[GIVEN DATA]:
___

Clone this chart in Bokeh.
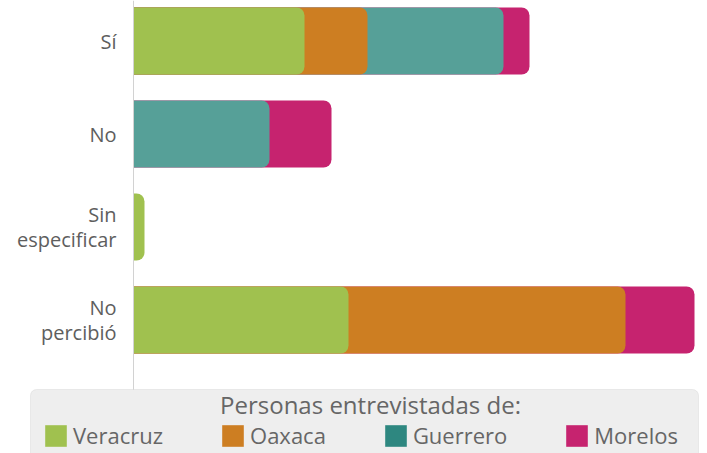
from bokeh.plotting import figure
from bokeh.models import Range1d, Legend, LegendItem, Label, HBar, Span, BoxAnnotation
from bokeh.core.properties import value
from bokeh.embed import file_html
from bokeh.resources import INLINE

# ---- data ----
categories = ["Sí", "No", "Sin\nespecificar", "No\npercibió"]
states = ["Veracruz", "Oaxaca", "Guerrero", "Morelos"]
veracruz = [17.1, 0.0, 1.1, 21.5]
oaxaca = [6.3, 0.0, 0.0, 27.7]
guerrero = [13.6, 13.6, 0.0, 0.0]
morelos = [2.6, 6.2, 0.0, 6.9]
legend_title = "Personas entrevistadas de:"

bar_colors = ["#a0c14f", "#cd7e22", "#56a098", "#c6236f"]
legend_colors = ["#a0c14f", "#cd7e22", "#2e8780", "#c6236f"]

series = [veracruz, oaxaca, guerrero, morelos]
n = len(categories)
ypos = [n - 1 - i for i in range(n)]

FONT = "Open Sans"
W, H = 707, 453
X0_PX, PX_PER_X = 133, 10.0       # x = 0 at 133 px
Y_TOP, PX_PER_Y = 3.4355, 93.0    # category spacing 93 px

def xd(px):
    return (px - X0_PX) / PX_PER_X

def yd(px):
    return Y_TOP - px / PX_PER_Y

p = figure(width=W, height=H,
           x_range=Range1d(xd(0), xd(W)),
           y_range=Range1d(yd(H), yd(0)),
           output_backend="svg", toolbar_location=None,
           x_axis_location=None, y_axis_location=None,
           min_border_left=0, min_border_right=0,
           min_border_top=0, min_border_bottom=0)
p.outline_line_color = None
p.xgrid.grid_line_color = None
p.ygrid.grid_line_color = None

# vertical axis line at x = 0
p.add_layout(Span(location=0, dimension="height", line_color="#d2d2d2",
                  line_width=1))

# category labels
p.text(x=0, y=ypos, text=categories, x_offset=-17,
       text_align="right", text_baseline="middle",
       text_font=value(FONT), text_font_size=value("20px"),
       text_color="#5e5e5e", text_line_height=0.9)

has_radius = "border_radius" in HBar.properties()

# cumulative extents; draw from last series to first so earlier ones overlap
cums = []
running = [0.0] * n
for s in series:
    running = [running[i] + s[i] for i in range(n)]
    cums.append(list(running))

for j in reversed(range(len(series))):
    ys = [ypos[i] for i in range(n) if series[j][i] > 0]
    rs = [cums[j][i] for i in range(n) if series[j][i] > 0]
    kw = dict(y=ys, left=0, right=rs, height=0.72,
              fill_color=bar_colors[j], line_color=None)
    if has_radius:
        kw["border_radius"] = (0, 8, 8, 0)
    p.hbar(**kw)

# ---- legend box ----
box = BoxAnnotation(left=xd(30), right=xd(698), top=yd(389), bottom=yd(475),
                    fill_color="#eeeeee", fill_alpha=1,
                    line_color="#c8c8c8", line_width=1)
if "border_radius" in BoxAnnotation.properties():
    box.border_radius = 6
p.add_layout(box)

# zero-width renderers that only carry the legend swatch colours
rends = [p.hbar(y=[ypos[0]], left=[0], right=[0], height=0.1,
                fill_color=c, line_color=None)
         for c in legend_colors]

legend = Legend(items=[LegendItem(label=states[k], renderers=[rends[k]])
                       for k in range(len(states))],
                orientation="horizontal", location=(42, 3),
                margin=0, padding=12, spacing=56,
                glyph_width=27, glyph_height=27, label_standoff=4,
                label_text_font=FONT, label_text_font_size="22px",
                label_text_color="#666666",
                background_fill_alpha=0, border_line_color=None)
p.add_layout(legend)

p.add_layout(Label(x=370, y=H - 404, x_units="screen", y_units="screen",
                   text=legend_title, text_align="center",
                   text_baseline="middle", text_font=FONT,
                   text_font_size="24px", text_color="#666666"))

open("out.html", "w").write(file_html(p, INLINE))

___

[WORK TO BE COMPLETED]:
Keep the pictures out of the copy and write out the data exactly as it stands.

[RESULT FOR THIS TASK]:
Clone this chart in Bokeh.
from bokeh.plotting import figure
from bokeh.models import Range1d, Legend, LegendItem, Label, HBar, Span, BoxAnnotation
from bokeh.core.properties import value
from bokeh.embed import file_html
from bokeh.resources import INLINE

# ---- data ----
categories = ["Sí", "No", "Sin\nespecificar", "No\npercibió"]
states = ["Veracruz", "Oaxaca", "Guerrero", "Morelos"]
veracruz = [17.1, 0.0, 1.1, 21.5]
oaxaca = [6.3, 0.0, 0.0, 27.7]
guerrero = [13.6, 13.6, 0.0, 0.0]
morelos = [2.6, 6.2, 0.0, 6.9]
legend_title = "Personas entrevistadas de:"

bar_colors = ["#a0c14f", "#cd7e22", "#56a098", "#c6236f"]
legend_colors = ["#a0c14f", "#cd7e22", "#2e8780", "#c6236f"]

series = [veracruz, oaxaca, guerrero, morelos]
n = len(categories)
ypos = [n - 1 - i for i in range(n)]

FONT = "Open Sans"
W, H = 707, 453
X0_PX, PX_PER_X = 133, 10.0       # x = 0 at 133 px
Y_TOP, PX_PER_Y = 3.4355, 93.0    # category spacing 93 px

def xd(px):
    return (px - X0_PX) / PX_PER_X

def yd(px):
    return Y_TOP - px / PX_PER_Y

p = figure(width=W, height=H,
           x_range=Range1d(xd(0), xd(W)),
           y_range=Range1d(yd(H), yd(0)),
           output_backend="svg", toolbar_location=None,
           x_axis_location=None, y_axis_location=None,
           min_border_left=0, min_border_right=0,
           min_border_top=0, min_border_bottom=0)
p.outline_line_color = None
p.xgrid.grid_line_color = None
p.ygrid.grid_line_color = None

# vertical axis line at x = 0
p.add_layout(Span(location=0, dimension="height", line_color="#d2d2d2",
                  line_width=1))

# category labels
p.text(x=0, y=ypos, text=categories, x_offset=-17,
       text_align="right", text_baseline="middle",
       text_font=value(FONT), text_font_size=value("20px"),
       text_color="#5e5e5e", text_line_height=0.9)

has_radius = "border_radius" in HBar.properties()

# cumulative extents; draw from last series to first so earlier ones overlap
cums = []
running = [0.0] * n
for s in series:
    running = [running[i] + s[i] for i in range(n)]
    cums.append(list(running))

for j in reversed(range(len(series))):
    ys = [ypos[i] for i in range(n) if series[j][i] > 0]
    rs = [cums[j][i] for i in range(n) if series[j][i] > 0]
    kw = dict(y=ys, left=0, right=rs, height=0.72,
              fill_color=bar_colors[j], line_color=None)
    if has_radius:
        kw["border_radius"] = (0, 8, 8, 0)
    p.hbar(**kw)

# ---- legend box ----
box = BoxAnnotation(left=xd(30), right=xd(698), top=yd(389), bottom=yd(475),
                    fill_color="#eeeeee", fill_alpha=1,
                    line_color="#c8c8c8", line_width=1)
if "border_radius" in BoxAnnotation.properties():
    box.border_radius = 6
p.add_layout(box)

# zero-width renderers that only carry the legend swatch colours
rends = [p.hbar(y=[ypos[0]], left=[0], right=[0], height=0.1,
                fill_color=c, line_color=None)
         for c in legend_colors]

legend = Legend(items=[LegendItem(label=states[k], renderers=[rends[k]])
                       for k in range(len(states))],
                orientation="horizontal", location=(42, 3),
                margin=0, padding=12, spacing=56,
                glyph_width=27, glyph_height=27, label_standoff=4,
                label_text_font=FONT, label_text_font_size="22px",
                label_text_color="#666666",
                background_fill_alpha=0, border_line_color=None)
p.add_layout(legend)

p.add_layout(Label(x=370, y=H - 404, x_units="screen", y_units="screen",
                   text=legend_title, text_align="center",
                   text_baseline="middle", text_font=FONT,
                   text_font_size="24px", text_color="#666666"))

open("out.html", "w").write(file_html(p, INLINE))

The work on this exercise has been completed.